--- START OF SUPPLIED MATERIAL ---

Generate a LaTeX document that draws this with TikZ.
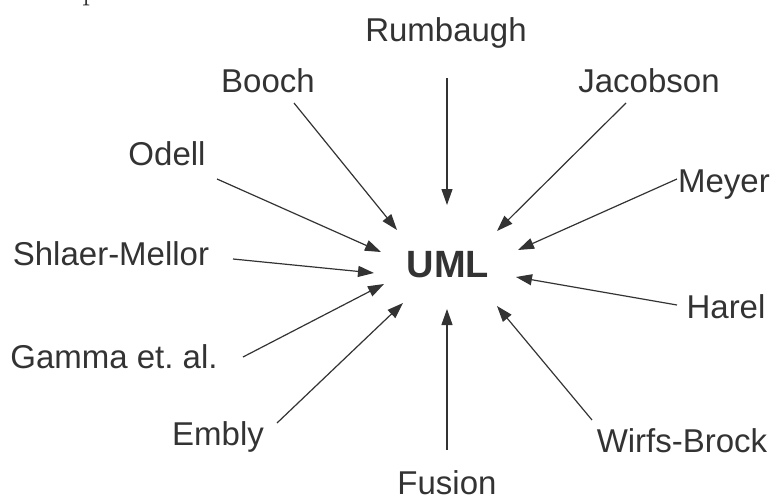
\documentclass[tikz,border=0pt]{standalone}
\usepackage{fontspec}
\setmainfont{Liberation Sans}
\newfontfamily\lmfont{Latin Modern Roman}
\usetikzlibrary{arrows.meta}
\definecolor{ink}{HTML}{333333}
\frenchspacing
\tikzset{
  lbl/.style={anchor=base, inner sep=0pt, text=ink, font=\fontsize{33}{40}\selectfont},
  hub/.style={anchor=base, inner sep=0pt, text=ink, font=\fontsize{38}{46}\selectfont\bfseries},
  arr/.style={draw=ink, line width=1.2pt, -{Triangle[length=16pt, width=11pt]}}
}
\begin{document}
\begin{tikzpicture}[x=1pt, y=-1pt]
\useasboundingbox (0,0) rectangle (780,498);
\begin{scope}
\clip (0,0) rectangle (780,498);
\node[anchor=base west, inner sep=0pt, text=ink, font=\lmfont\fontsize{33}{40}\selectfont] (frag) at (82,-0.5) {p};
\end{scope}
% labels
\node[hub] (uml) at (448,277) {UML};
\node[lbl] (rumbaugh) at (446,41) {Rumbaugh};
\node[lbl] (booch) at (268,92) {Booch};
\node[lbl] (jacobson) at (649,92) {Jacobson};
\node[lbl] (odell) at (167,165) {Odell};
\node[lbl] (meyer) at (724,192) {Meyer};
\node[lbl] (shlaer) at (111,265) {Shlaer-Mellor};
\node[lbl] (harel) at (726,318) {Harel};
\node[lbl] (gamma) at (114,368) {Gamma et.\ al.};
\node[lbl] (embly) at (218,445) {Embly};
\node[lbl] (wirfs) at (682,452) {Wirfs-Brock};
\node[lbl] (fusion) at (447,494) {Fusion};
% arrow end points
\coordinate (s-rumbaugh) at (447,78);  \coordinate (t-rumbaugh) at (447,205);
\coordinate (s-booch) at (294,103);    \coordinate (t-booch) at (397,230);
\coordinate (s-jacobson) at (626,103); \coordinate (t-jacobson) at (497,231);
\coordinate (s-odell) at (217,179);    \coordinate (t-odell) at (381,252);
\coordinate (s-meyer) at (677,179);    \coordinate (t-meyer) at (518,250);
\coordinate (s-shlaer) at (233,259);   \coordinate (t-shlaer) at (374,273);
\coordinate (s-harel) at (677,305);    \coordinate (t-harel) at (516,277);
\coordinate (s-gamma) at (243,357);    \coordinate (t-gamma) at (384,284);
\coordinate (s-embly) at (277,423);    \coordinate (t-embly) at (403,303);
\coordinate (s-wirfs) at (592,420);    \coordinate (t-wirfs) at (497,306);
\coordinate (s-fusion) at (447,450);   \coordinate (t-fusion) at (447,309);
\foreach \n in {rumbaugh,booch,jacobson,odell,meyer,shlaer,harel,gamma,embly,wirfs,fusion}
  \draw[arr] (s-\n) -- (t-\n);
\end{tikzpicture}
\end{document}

--- END OF SUPPLIED MATERIAL ---

DO THIS -
In your copy, leave out the pictures and reproduce the material above exactly.

RESULT FOR THIS TASK -
Generate a LaTeX document that draws this with TikZ.
\documentclass[tikz,border=0pt]{standalone}
\usepackage{fontspec}
\setmainfont{Liberation Sans}
\newfontfamily\lmfont{Latin Modern Roman}
\usetikzlibrary{arrows.meta}
\definecolor{ink}{HTML}{333333}
\frenchspacing
\tikzset{
  lbl/.style={anchor=base, inner sep=0pt, text=ink, font=\fontsize{33}{40}\selectfont},
  hub/.style={anchor=base, inner sep=0pt, text=ink, font=\fontsize{38}{46}\selectfont\bfseries},
  arr/.style={draw=ink, line width=1.2pt, -{Triangle[length=16pt, width=11pt]}}
}
\begin{document}
\begin{tikzpicture}[x=1pt, y=-1pt]
\useasboundingbox (0,0) rectangle (780,498);
\begin{scope}
\clip (0,0) rectangle (780,498);
\node[anchor=base west, inner sep=0pt, text=ink, font=\lmfont\fontsize{33}{40}\selectfont] (frag) at (82,-0.5) {p};
\end{scope}
% labels
\node[hub] (uml) at (448,277) {UML};
\node[lbl] (rumbaugh) at (446,41) {Rumbaugh};
\node[lbl] (booch) at (268,92) {Booch};
\node[lbl] (jacobson) at (649,92) {Jacobson};
\node[lbl] (odell) at (167,165) {Odell};
\node[lbl] (meyer) at (724,192) {Meyer};
\node[lbl] (shlaer) at (111,265) {Shlaer-Mellor};
\node[lbl] (harel) at (726,318) {Harel};
\node[lbl] (gamma) at (114,368) {Gamma et.\ al.};
\node[lbl] (embly) at (218,445) {Embly};
\node[lbl] (wirfs) at (682,452) {Wirfs-Brock};
\node[lbl] (fusion) at (447,494) {Fusion};
% arrow end points
\coordinate (s-rumbaugh) at (447,78);  \coordinate (t-rumbaugh) at (447,205);
\coordinate (s-booch) at (294,103);    \coordinate (t-booch) at (397,230);
\coordinate (s-jacobson) at (626,103); \coordinate (t-jacobson) at (497,231);
\coordinate (s-odell) at (217,179);    \coordinate (t-odell) at (381,252);
\coordinate (s-meyer) at (677,179);    \coordinate (t-meyer) at (518,250);
\coordinate (s-shlaer) at (233,259);   \coordinate (t-shlaer) at (374,273);
\coordinate (s-harel) at (677,305);    \coordinate (t-harel) at (516,277);
\coordinate (s-gamma) at (243,357);    \coordinate (t-gamma) at (384,284);
\coordinate (s-embly) at (277,423);    \coordinate (t-embly) at (403,303);
\coordinate (s-wirfs) at (592,420);    \coordinate (t-wirfs) at (497,306);
\coordinate (s-fusion) at (447,450);   \coordinate (t-fusion) at (447,309);
\foreach \n in {rumbaugh,booch,jacobson,odell,meyer,shlaer,harel,gamma,embly,wirfs,fusion}
  \draw[arr] (s-\n) -- (t-\n);
\end{tikzpicture}
\end{document}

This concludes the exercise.